Sexual Harassment.On October 4th, 2018, the EEOC released a statement highlighting its preliminary FY 2018 sexual harassment data. In the release, Acting Chair Vicki Lipnic praised her staff for responding to the increased demand resulting from the #MeToo Movement. According to the statement, “The EEOC filed 66 harassment lawsuits, including 41 that included allegations of sexual harassment. That reflects more than a 50 percent increase in suits challenging sexual harassment over fiscal year 2017.”
Criminal Background Checks. In September, the EEOC reached an agreement with Rooms To Go, which resolved race discrimination allegations brought by an African American applicant whose employment offer was rescinded because of the employer’s background check policies. Rooms To Go has now removed blanket exclusions and those with convictions can proceed via an individualized assessment process. This agreement is a reminder to employers that they should consider the EEOC’s 2012 Enforcement Guidance relating to criminal background checks.
Disability Discrimination.
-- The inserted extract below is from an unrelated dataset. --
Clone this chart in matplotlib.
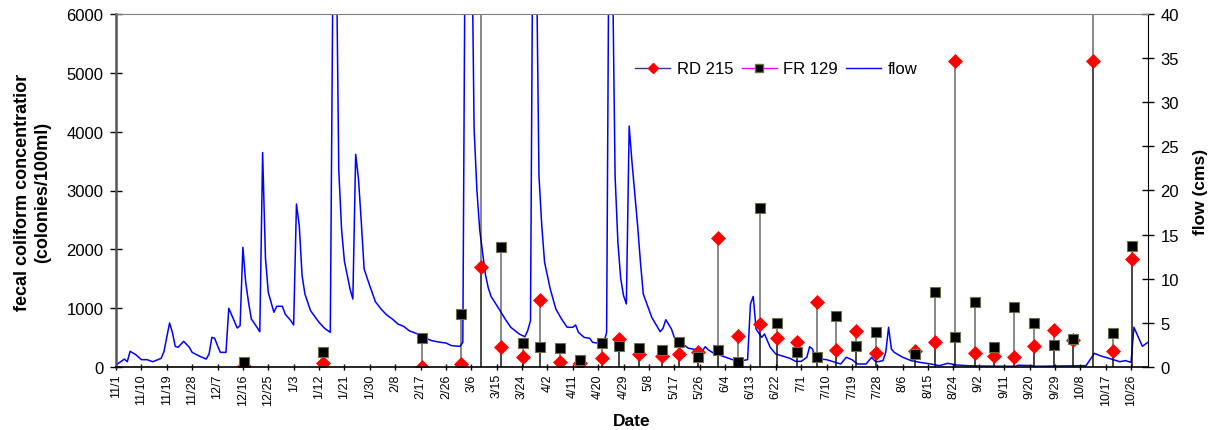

Disability discrimination continues to be of the utmost importance to the EEOC, a fact that has resulted in many recent lawsuits. For instance, according to the Agency, Wal-Mart interviewed an applicant with a physical disability but refused to hire her because the employer assumed she could not perform the job duties. Another large employer, Target, failed to interview a qualified candidate because the individual was deaf. Similarly, Safeway Grocery Stores was recently sued for failing to hire a deaf applicant. Aside from these hiring lawsuits, disability discrimination extended to other areas of the employee life cycle according to the EEOC. As an example, the Agency sued Crossmark for failing to accommodate a class of individuals who needed to use a stool during their typical duties as employees who offer samples to customers at stores such as Wal-Mart and Sam’s Club.
Compensation. The Agency continued its fight to ensure equal gender pay, even though compensation lawsuits were not as common as other types of suits (e.g. those relating to hiring). To illustrate, alleging a violation of the Equal Pay Act, the EEOC sued First Metropolitan Financial services for paying female branch managers less than male counterparts. Interim Healthcare of Wyoming and Fastenal Company also faced pay-related suits.
Other Administrative Law Updates
Under the Trump Administration, the Office of Federal Contracts Compliance Programs (OFCCP) has released various new directives, which impact the HR programs of federal contractors. Of note, Directive 2018-08 describes the Agency’s efforts to promote transparency in its work. The Directive highlights many areas, such as the Agency’s scheduling methods and the timelines for finishing audits. Another directive (Directive 2018-09) describes the Agency’s new Ombud Service, which seeks to improve relationships between OFCCP and federal contractors. Last, the Agency released Directive 2018-05, which describes OFCCP’s approach for evaluating contractors’ compensation systems during audits.